Son dönemde yeniden tartışma konusu olan TÜİK hakkında Babacan şöyle konuştu:
“Yıllardır gündeme getiriyorum, özellikle Başkanlık Sistemi’ne geçildiğinden bu yana, damadın ekonominin başına getirilmesinden bu yana TÜİK güvenilirliğini kaybetmiş bir kurumdur. Sayın Şimşek’in göreve geldiği andan itibaren iyi niyetli gayretlerini görüyoruz, izliyoruz ancak TÜİK yönetimi derhal değiştirilmelidir. Bugünden tezi yok, derhal değiştirilmelidir. Bu yönetimle TÜİK güven sağlayamaz.

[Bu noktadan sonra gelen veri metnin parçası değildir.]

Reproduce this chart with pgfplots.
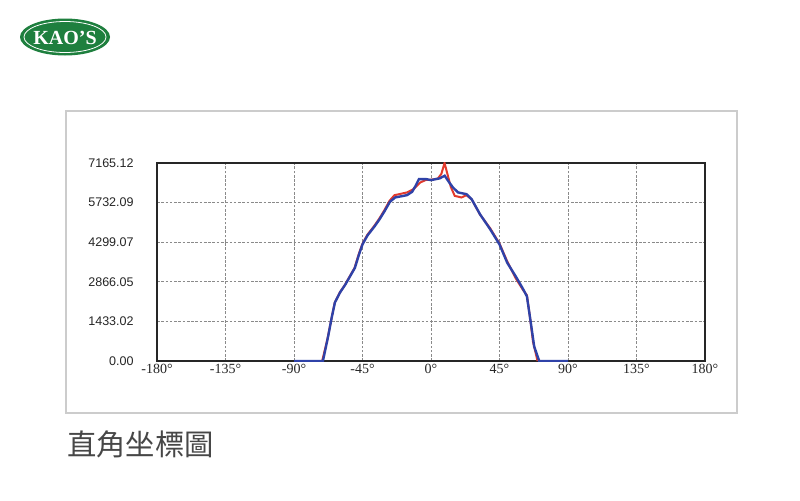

TÜİK mutlaka şeffaf bir kurum olmalıdır. Daha düne kadar açıklanan rakamları TÜİK birdenbire karar alıyor, ‘Ben artık açıklamıyorum’ diyor. Böyle bir keyfilik olmaz, kabul edilemez. Şeffaflıkla ancak güven sağlanır. Güven olmayınca da ekonomi olmaz. Güven olmayınca ekonomide başarılı sağlanmaz. Çünkü doğru hesaptan kaçmaz. Eğer doğruysan, hesap vermekten, şeffaflıktan kaçmamalısın.”